Now, in this ruling of the Shulchan Arukh and the Rema, it was stated very carefully that the silver is currency only if he did not designate particular coins for him. This implies that if he intends specifically certain coins and not general value, then those coins are merchandise and not consideration. And indeed, later authorities were puzzled by the meaning of the Rema there. The Sema there, subsection 10, inferred, and the same is found in Netivot HaMishpat subsection 12:
The correct reading is 'if he transferred to him the silver.' Old editions read 'and if,' but that is a scribal error; rather, it is explanatory. What the Mechaber wrote, namely, that silver coinage is acquired by drawing gold coinage, applies only when he did not designate a specific silver coinage as value, for the reason I wrote above: if he designated a coin against movables, the coin is not acquired by drawing the movables, because in such a case the transaction has the status of barter.
According to these later authorities, we see that if he designated a specific silver coin in exchange for his gold, not as value but as a concrete object, then the silver coin too is merchandise, and the transaction is barter. In such a case both sides are merchandise. Thus we see that when it is clear what is merchandise and what is currency, we do not look at what is important and what is marketable. These are criteria that arise only in doubtful cases. That is, the whole discussion of the chapter concerns only pathological cases, but the basis of everything is the intention of the parties.
If so, we should not search in this chapter for the fundamental principles that define money, whether marketability or importance. Can importance define money at all? Are banknotes more important than commodities? Why would one think that importance is what determines the matter? And what about marketability, ease of circulation? Here this seems closer, but even that does not satisfy the criteria we proposed above for money. Indirectly, however, it may be that marketability means that these things have value as items that circulate in trade and not for use, and therefore they are money.

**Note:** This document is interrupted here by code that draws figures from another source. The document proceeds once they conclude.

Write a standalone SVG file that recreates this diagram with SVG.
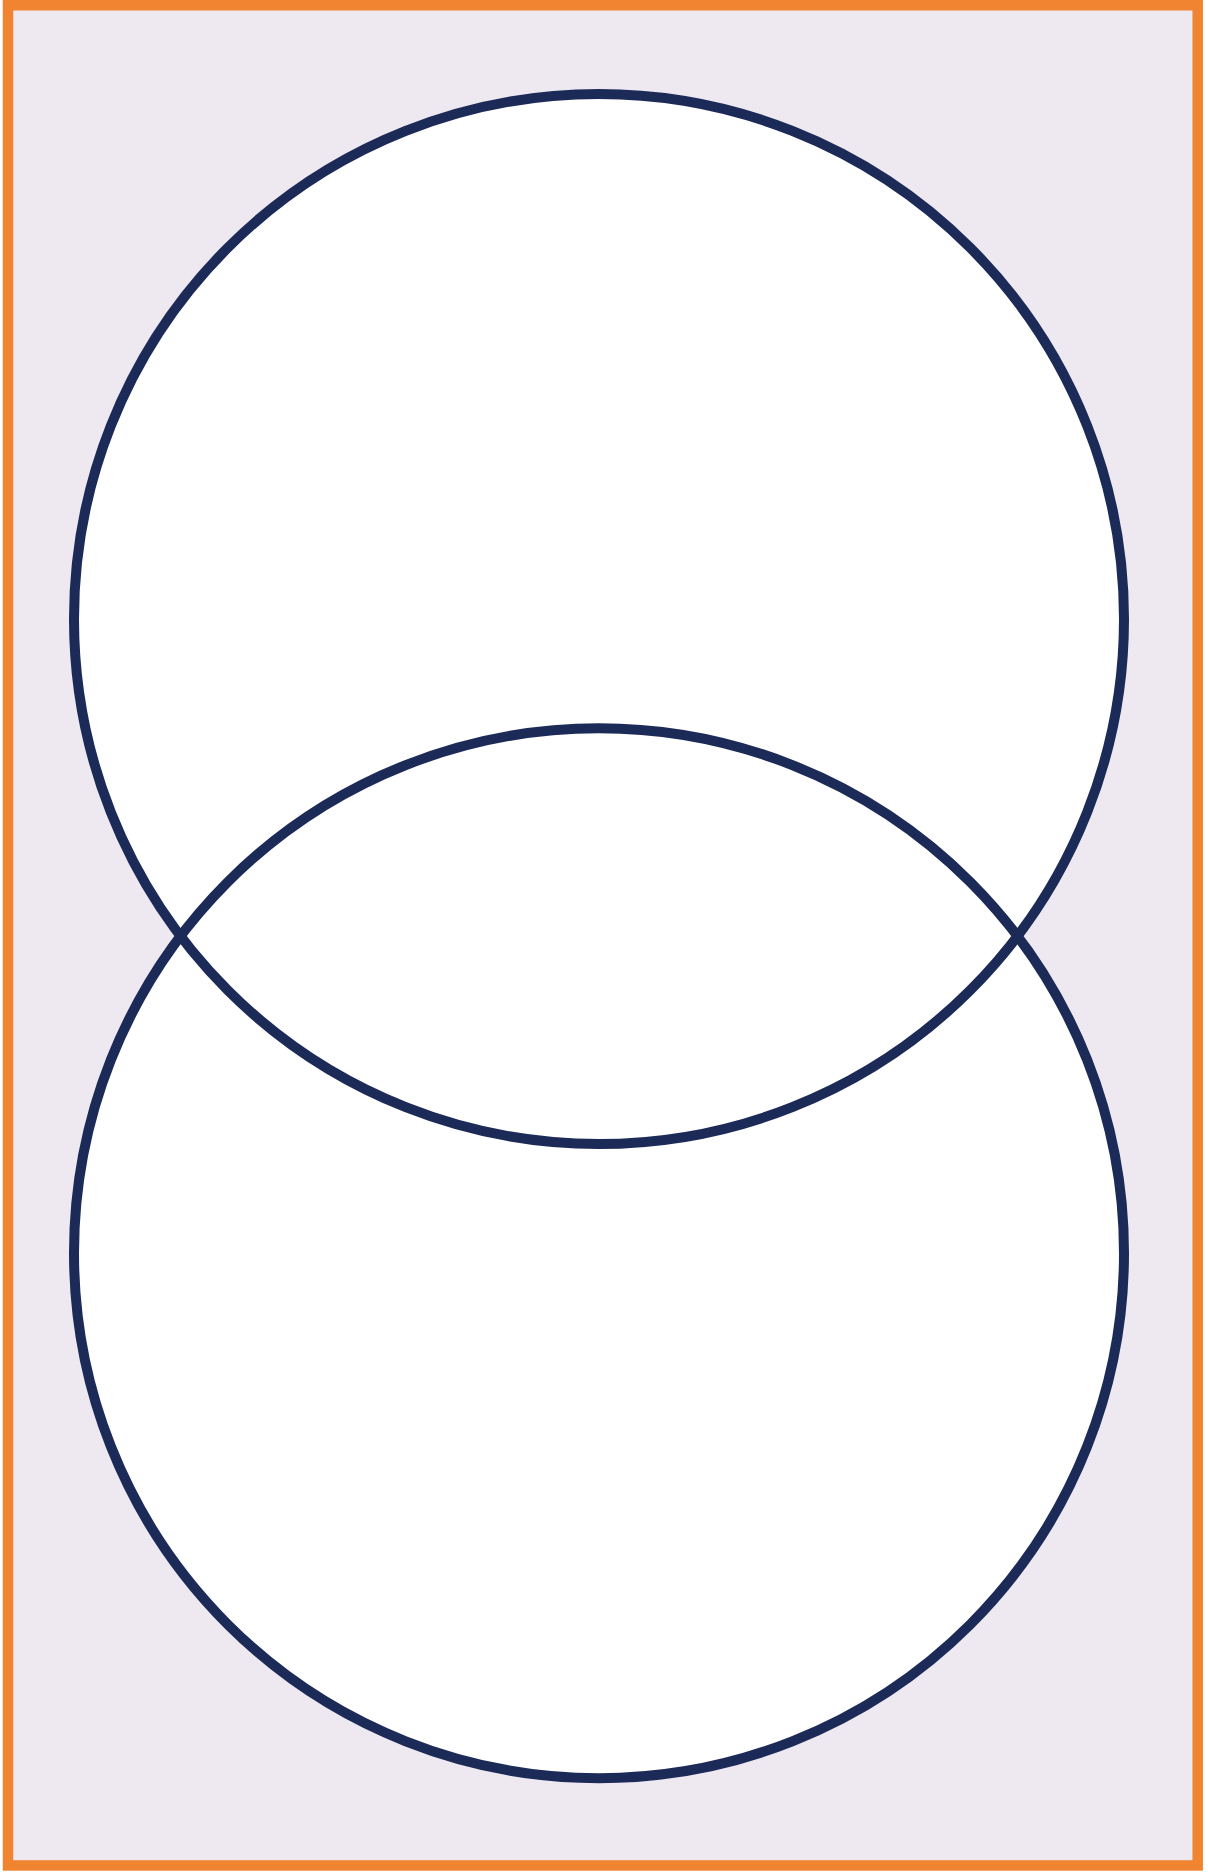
<svg xmlns="http://www.w3.org/2000/svg" width="1208" height="1873" viewBox="0 0 1208 1873">
<style>
.frame{fill:#eee8f0;stroke:#f08431;stroke-width:10.5}
.fillc{fill:#ffffff;stroke:none}
.ring{fill:none;stroke:#1c2a58;stroke-width:10}
</style>
<rect id="frame" class="frame" x="8" y="5.25" width="1189.7" height="1860.2"/>
<g id="circle-top-fill"><circle class="fillc" cx="599" cy="619" r="525"/></g>
<g id="circle-bottom-fill"><circle class="fillc" cx="599" cy="1253.2" r="525"/></g>
<g id="circle-top"><circle class="ring" cx="599" cy="619" r="525"/></g>
<g id="circle-bottom"><circle class="ring" cx="599" cy="1253.2" r="525"/></g>
</svg>
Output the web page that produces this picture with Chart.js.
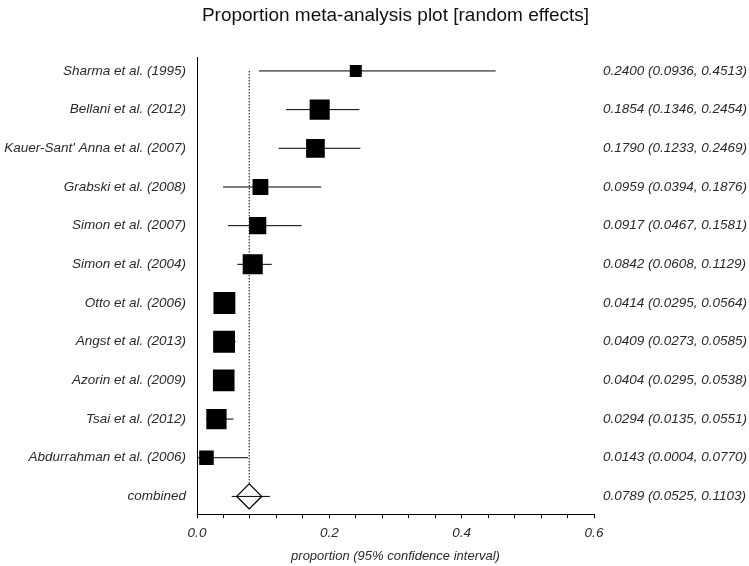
<!DOCTYPE html>
<html>
<head>
<meta charset="utf-8">
<script src="https://cdn.jsdelivr.net/npm/chart.js@4.4.1/dist/chart.umd.min.js"></script>
<style>
  html, body { margin: 0; padding: 0; background: #fff; }
  #wrap { width: 749px; height: 566px; }
</style>
</head>
<body>
<div id="wrap"><canvas id="plot" width="749" height="566"></canvas></div>
<script>
// study rows, top to bottom
const studies = [
  "Sharma et al. (1995)",
  "Bellani et al. (2012)",
  "Kauer-Sant' Anna et al. (2007)",
  "Grabski et al. (2008)",
  "Simon et al. (2007)",
  "Simon et al. (2004)",
  "Otto et al. (2006)",
  "Angst et al. (2013)",
  "Azorin et al. (2009)",
  "Tsai et al. (2012)",
  "Abdurrahman et al. (2006)"
];
const estimate = [0.2400, 0.1854, 0.1790, 0.0959, 0.0917, 0.0842, 0.0414, 0.0409, 0.0404, 0.0294, 0.0143];
const lower    = [0.0936, 0.1346, 0.1233, 0.0394, 0.0467, 0.0608, 0.0295, 0.0273, 0.0295, 0.0135, 0.0004];
const upper    = [0.4513, 0.2454, 0.2469, 0.1876, 0.1581, 0.1129, 0.0564, 0.0585, 0.0538, 0.0551, 0.0770];
// relative weights (%)
const weights  = [3.8, 10.6, 9.2, 6.6, 7.8, 10.6, 12.6, 12.6, 12.3, 10.8, 5.6];

const combinedLabel = "combined";
const combined = { est: 0.0789, lo: 0.0525, hi: 0.1103 };

const xTickValues = [0, 0.04, 0.08, 0.12, 0.16, 0.2, 0.24, 0.28, 0.32, 0.36, 0.4, 0.44, 0.48, 0.52, 0.56, 0.6];
const xMajor = [0, 0.2, 0.4, 0.6];

const rowLabels = studies.concat([combinedLabel]);
const combinedRow = studies.length;

const fmt = v => v.toFixed(4);
const rightText = estimate.map((v, i) => `${fmt(v)} (${fmt(lower[i])}, ${fmt(upper[i])})`)
  .concat([`${fmt(combined.est)} (${fmt(combined.lo)}, ${fmt(combined.hi)})`]);

const FONT = "'Liberation Sans', Arial, sans-serif";
const TEXT = "#2a2a2a";

// box side in px grows with sqrt(weight)
const boxRadius = weights.map(w => 6.16 * Math.sqrt(w) / Math.SQRT2);

const ciSets = lower.map((lo, i) => ({
  data: [{ x: lo, y: i }, { x: upper[i], y: i }],
  showLine: true,
  borderColor: "#000",
  borderWidth: 1,
  pointRadius: 0,
  order: 2
}));

// labels on the right, aligned to the y scale
const rightLabels = {
  id: "rightLabels",
  afterDraw(chart) {
    const { ctx, chartArea, scales } = chart;
    ctx.save();
    ctx.font = `italic 13.5px ${FONT}`;
    ctx.fillStyle = TEXT;
    ctx.textAlign = "left";
    ctx.textBaseline = "middle";
    rightText.forEach((t, i) => {
      ctx.fillText(t, chartArea.right + 9, scales.y.getPixelForValue(i));
    });
    ctx.restore();
  }
};

new Chart(document.getElementById("plot"), {
  type: "scatter",
  data: {
    datasets: [
      {
        data: estimate.map((v, i) => ({ x: v, y: i })),
        pointStyle: "rect",
        pointRadius: boxRadius,
        backgroundColor: "#000",
        borderWidth: 0,
        order: 0
      },
      {
        data: [{ x: combined.est, y: combinedRow }],
        pointStyle: "rectRot",
        pointRadius: 12.5,
        backgroundColor: "rgba(0,0,0,0)",
        borderColor: "#000",
        borderWidth: 1.3,
        order: 0
      },
      ...ciSets,
      {
        data: [{ x: combined.lo, y: combinedRow }, { x: combined.hi, y: combinedRow }],
        showLine: true,
        borderColor: "#000",
        borderWidth: 1,
        pointRadius: 0,
        order: 2
      },
      {
        // pooled estimate reference line, stops at the diamond's top
        data: [{ x: combined.est, y: 0 }, { x: combined.est, y: combinedRow - 0.34 }],
        showLine: true,
        borderColor: "#000",
        borderWidth: 1,
        borderDash: [1.5, 1.5],
        pointRadius: 0,
        order: 3
      }
    ]
  },
  options: {
    responsive: false,
    animation: false,
    events: [],
    layout: { padding: { left: 0, right: 155, top: 0, bottom: 0 } },
    plugins: {
      legend: { display: false },
      tooltip: { enabled: false },
      title: {
        display: true,
        fullSize: false,
        text: "Proportion meta-analysis plot [random effects]",
        color: "#111",
        font: { family: FONT, size: 19, weight: "normal" },
        padding: { top: 4, bottom: 31 }
      }
    },
    scales: {
      x: {
        type: "linear",
        min: 0,
        max: 0.6,
        afterBuildTicks: s => { s.ticks = xTickValues.map(v => ({ value: v })); },
        grid: { drawOnChartArea: false, drawTicks: true, tickLength: 4, color: "#000" },
        border: { display: true, color: "#000", width: 1 },
        ticks: {
          autoSkip: false,
          maxRotation: 0,
          padding: 7,
          color: TEXT,
          font: { family: FONT, size: 13.5, style: "italic" },
          callback: v => xMajor.some(m => Math.abs(m - v) < 1e-9) ? v.toFixed(1) : ""
        },
        title: {
          display: true,
          text: "proportion (95% confidence interval)",
          color: TEXT,
          font: { family: FONT, size: 13, style: "italic" },
          padding: { top: 0, bottom: 2 }
        }
      },
      y: {
        type: "linear",
        reverse: true,
        min: -0.34,
        max: 11.46,
        afterBuildTicks: s => { s.ticks = rowLabels.map((_, i) => ({ value: i })); },
        afterFit: s => { s.width = 197; },
        grid: { display: false, drawTicks: false },
        border: { display: true, color: "#000", width: 1 },
        ticks: {
          autoSkip: false,
          padding: 11,
          color: TEXT,
          font: { family: FONT, size: 13.5, style: "italic" },
          callback: v => rowLabels[v] ?? ""
        }
      }
    }
  },
  plugins: [rightLabels]
});
</script>
</body>
</html>
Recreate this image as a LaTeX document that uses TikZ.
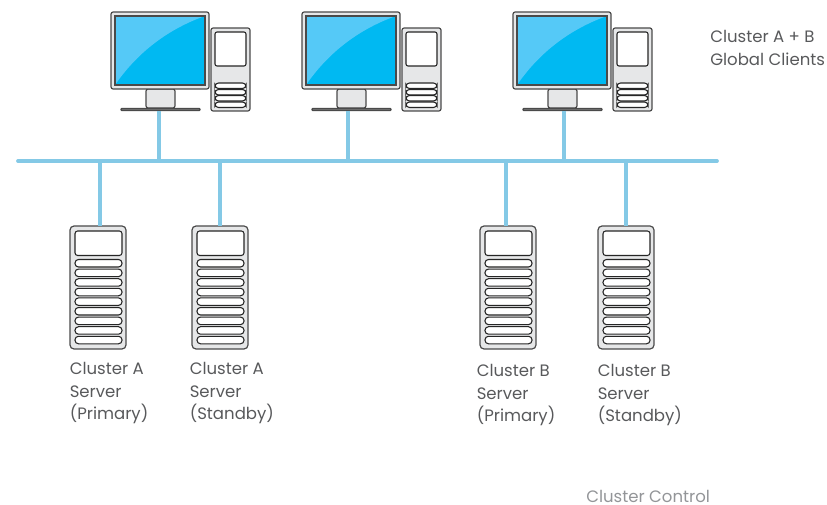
\documentclass[tikz,border=0pt]{standalone}
\usepackage{fontspec}
\setmainfont{Poppins}
\definecolor{busblue}{HTML}{84C9E6}
\definecolor{screenblue}{HTML}{00B9F2}
\definecolor{glare}{HTML}{55C9F7}
\definecolor{panel}{HTML}{E6E7E8}
\definecolor{edge}{HTML}{4A4A4A}
\definecolor{labelgray}{HTML}{58595B}
\definecolor{ctrlgray}{HTML}{939598}
\tikzset{
  px/.style={x=0.75pt,y=-0.75pt},
  box/.style={draw=edge,line width=0.9pt,fill=panel,rounded corners=1.6pt},
  slot/.style={draw=black!85,line width=0.8pt,fill=white,rounded corners=2.6pt},
  wire/.style={draw=busblue,line width=2.8pt},
  lbl/.style={anchor=north west,align=left,text=labelgray,font=\fontsize{12.4}{16.9}\selectfont,inner sep=0pt},
  ctl/.style={anchor=base west,text=ctrlgray,font=\fontsize{12.4}{14}\selectfont,inner sep=0pt},
}
\newcommand{\mypc}[3]{%
  \begin{scope}[shift={(#2,0)}]
    \draw[box] (35,89) rectangle (64,108);
    \draw[box,fill=edge!70,rounded corners=0.5pt] (10,108.5) rectangle (89,110.5);
    \coordinate (#1) at (#3,111);
    \draw[box,fill=panel] (0,12) rectangle (98,89);
    \fill[screenblue] (4,16) rectangle (94,85);
    \fill[glare] (4,85) .. controls (28,50) and (60,28) .. (94,16) -- (4,16) -- cycle;
    \draw[edge,line width=0.9pt] (4,16) rectangle (94,85);
    \draw[box] (100,28) rectangle (139,111);
    \draw[slot,rounded corners=1.5pt] (104,32) rectangle (135,66);
    \foreach \yy in {83,89.5,95.5,102}{\draw[slot] (104,\yy) rectangle (135,\yy+5.5);}
  \end{scope}}
\newcommand{\myserver}[3]{%
  \begin{scope}[shift={(#2,0)}]
    \draw[box,rounded corners=3pt] (0,226) rectangle (56,349);
    \coordinate (#1) at (#3,226);
    \draw[slot,rounded corners=2pt] (5,231) rectangle (52,255.5);
    \foreach \yy in {0,...,8}{\draw[slot] (5,259.5+\yy*9.6) rectangle (52,267+\yy*9.6);}
  \end{scope}}
\begin{document}
\begin{tikzpicture}[px]
\useasboundingbox (0,0) rectangle (827,505);
\coordinate (busL) at (18,161);
\coordinate (busR) at (717,161);
\mypc{pcA}{111}{48}
\mypc{pcB}{302}{46}
\mypc{pcC}{513}{51}
\myserver{srvA}{70}{30}
\myserver{srvB}{192}{28}
\myserver{srvC}{480}{26}
\myserver{srvD}{598}{28}
\draw[wire,line cap=round] (busL) -- (busR);
\foreach \n in {pcA,pcB,pcC,srvA,srvB,srvC,srvD}{\draw[wire] (\n) -- (\n |- busL);}
\node[lbl] (tClients) at (710,30) {Cluster A + B\\Global Clients};
\node[lbl] (tA1) at (69.5,362) {Cluster A\\Server\\(Primary)};
\node[lbl] (tA2) at (189.5,362) {Cluster A\\Server\\(Standby)};
\node[lbl] (tB1) at (476.5,364) {Cluster B\\Server\\(Primary)};
\node[lbl] (tB2) at (597.5,364) {Cluster B\\Server\\(Standby)};
\node[ctl] (tCtl) at (586,502) {Cluster Control};
\end{tikzpicture}
\end{document}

In any event, at least from the criterion of importance, it seems that our topic is, perforce, dealing with a criterion for deciding what is money and what is merchandise in cases where the criteria we proposed are not fulfilled, and not with the essential definition of money.
[1] See Rabbi Chaim on Laws of Sale ch. 22, who explains that a debt is property, and perhaps he means this only with regard to a debt arising from a sale.
Discussion
I didn’t understand. This was written many years ago. If you want to ask, specify what you are referring to and clarify the question.
I didn’t quite understand the idea of leaving the valuation with me, because if so, then if the object becomes more expensive or cheaper I would become liable for a greater or lesser value, since the object gives it a different value.